62 N.C. 5 | N.C. | 1866

The opinion contains a sufficient reference to the facts. The will of the testator consists of only five short dispositive clauses, yet the plaintiff's counsel suggests several difficulties which have arisen as to the proper construction of it, upon which he asks our advice and direction:

1. In the first clause of the will the testator gives his wife (6) twenty dollars in money and several personal chattels, absolutely, and three negro slaves, to wit: Tom, Frank and Dilly, for life, making no other disposition of these specifically. In the fifth clause he says: "It is my desire that the balance of my property be sold, and the money arising therefrom be equally divided amongst all of the legatees named in the will, except the Masons." The testator's wife died in his lifetime, and it is asked, do the money, personal chattels and negroes fall within the residue, to be sold for division as prescribed in the residuary clause? The answer is, there is nothing restrictive in that clause to prevent it from embracing all the articles, except the money. This is established by many cases, and among others by Jones v. Perry, 38 N.C. 200.

2. The testator died possessed of money, notes, bonds, and other evidences of debts, which are not disposed of by the will, unless they *17 are included within the terms of the residuary clause, and it is asked again, do they pass by it, or do they go to the next of kin as personalty undisposed of? It is settled by several cases that, as they are not the subject of sale by auction, they can not pass by such a clause. See Pippinv. Ellison, 34 N.C. 61; Scales v. Scales, 59 N.C. 163. The money, then, including the lapsed legacy of $20, together with the notes, bonds and other evidences of debt, must be distributed amongst the next of kin of the testator.

3. The four children of the testator's deceased daughter, Nancy Pully, have legacies given to each of them by name in the third clause of the will, while the children of his son, John, are mentioned as legatees in the second clause as a class, by the description of children. The questions are, do the children of John take at all under the residuary clause; and if they do, is the division to be per capita among the Pully and the John Earp children, or do the latter take only one share as a class? It is settled that John Earp's children do take as legatees, and take per capita with their cousins, the Pully children. See (7)Tucker v. Tucker, 40 N.C. 82.
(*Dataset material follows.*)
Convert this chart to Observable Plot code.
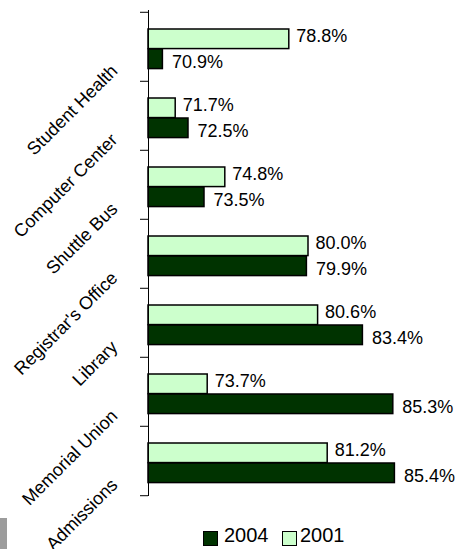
<!DOCTYPE html>
<html><head><meta charset="utf-8">
<script src="https://cdn.jsdelivr.net/npm/d3@7"></script>
<script src="https://cdn.jsdelivr.net/npm/@observablehq/plot@0.6"></script>
<style>
body{margin:0;background:#fff;font-family:"Liberation Sans",Arial,sans-serif;}
#wrap{position:relative;width:462px;height:549px;overflow:hidden;background:#fff}
#chart{position:absolute;left:0;top:0}
.lg{position:absolute;font-size:20px;line-height:23px;color:#000;white-space:nowrap}
.sw{position:absolute;width:13px;height:13px;border:1px solid #000;box-sizing:content-box}
#corner{position:absolute;left:0;top:518px;width:7px;height:31px;background:#9c9c9c}
</style></head><body>
<div id="wrap"><div id="chart"></div>
<div class="sw" style="left:203px;top:531px;background:#003300"></div>
<div class="lg" style="left:224px;top:524px">2004</div>
<div class="sw" style="left:282px;top:531px;background:#CCFFCC"></div>
<div class="lg" style="left:300px;top:524px">2001</div>
<div id="corner"></div>
</div>
<script>
const categories = ["Student Health","Computer Center","Shuttle Bus","Registrar's Office","Library","Memorial Union","Admissions"];
const values2001 = [78.8, 71.7, 74.8, 80.0, 80.6, 73.7, 81.2];
const values2004 = [70.9, 72.5, 73.5, 79.9, 83.4, 85.3, 85.4];
const xDomain = [70, 88];
const colors = {"2001": "#CCFFCC", "2004": "#003300"};

const W = 462, H = 510, mt = 10, mb = 14, ml = 148, mr = 26;
const step = (H - mt - mb) / categories.length;
const d2001 = categories.map((c, i) => ({category: c, value: values2001[i]}));
const d2004 = categories.map((c, i) => ({category: c, value: values2004[i]}));
const fmt = d => d.value.toFixed(1) + "%";

const chart = Plot.plot({
  width: W, height: H,
  marginTop: mt, marginBottom: mb, marginLeft: ml, marginRight: mr,
  style: {fontFamily: "'Liberation Sans', Arial, sans-serif", background: "#fff", overflow: "visible"},
  x: {domain: xDomain, axis: null},
  y: {domain: categories, padding: 0, axis: null},
  marks: [
    Plot.barX(d2001, {x1: () => xDomain[0], x2: "value", y: "category", fill: colors["2001"], stroke: "#000", strokeWidth: 1.5, insetTop: 17, insetBottom: step - 37}),
    Plot.barX(d2004, {x1: () => xDomain[0], x2: "value", y: "category", fill: colors["2004"], stroke: "#000", strokeWidth: 1.5, insetTop: 37, insetBottom: step - 57}),
    Plot.text(d2001, {x: "value", y: "category", text: fmt, textAnchor: "start", dx: 7, dy: -10.5, fontSize: 18, fill: "#000"}),
    Plot.text(d2004, {x: "value", y: "category", text: fmt, textAnchor: "start", dx: 9, dy: 15.5, fontSize: 18, fill: "#000"}),
    Plot.ruleX([xDomain[0]], {stroke: "#000", strokeWidth: 1}),
    Plot.axisY(categories, {anchor: "left", tickSize: 8, tickFormat: () => "", dy: -step / 2, label: null, stroke: "#000"}),
    Plot.axisY(categories.slice(-1), {anchor: "left", tickSize: 8, tickFormat: () => "", dy: step / 2, label: null, stroke: "#000"}),
    Plot.text(categories, {y: d => d, text: d => d, frameAnchor: "left", textAnchor: "end", rotate: -45, dx: -34, dy: 21, fontSize: 18, fill: "#000"})
  ]
});
document.getElementById("chart").appendChild(chart);
</script>
</body></html>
4. The residuary clause directs an equal division "amongst all the legatees named in the will except the Masons"; and a question arises, whether the testator's wife, who died in his lifetime, and his son, John, who took but a life estate in certain lands and slaves and a small sum of money, are to be regarded as legatees, entitled each to a share of the residue? We can see nothing to exclude them. Another question is then presented, as to what is to become of the wife's share of this residue, which lapsed by her death in the testator's lifetime. For the reasons given by us in the case of Winston v. Webb, ante, 1, the wife's share of the residue can not go to the other residuary legatees, but must go to the next of kin of the testator. The consequence is that the residue must be equally divided, per capita, amongst John Earp, his children and the Pully children, reserving a share for the wife, which, having lapsed, is to be distributed according to law among the next of kin.

In the second clause of the will, the testator lends to his son, John, for life, three negroes which he had put into his possession, and at his death to be equally divided between his and his sister Nancy Pully's children, adding "the increase from the above named negroes, since they have been in possession of my son, John, I wish to be divided between his children that may be living at his death." The counsel for some of the defendants suggests a doubt as to the proper construction of the clause. The question put is, does the increase belong to John for life by implication, or is it undisposed of in that clause, so as to go into the residue mentioned in the last clause? We answer that John *18 can not take it, because personal chattels are never so taken, by implication, under a will. White v. Green, 36 N.C. 45. It follows (8) that it must fall into the residue, to be disposed of in the manner which we have hereinbefore declared.

Let a decree be drawn in accordance with this opinion, directing such accounts as may be needed, etc.

PER CURIAM. Decree accordingly.

Cited: Vaughan v. Murfreesboro, 96 N.C. 320.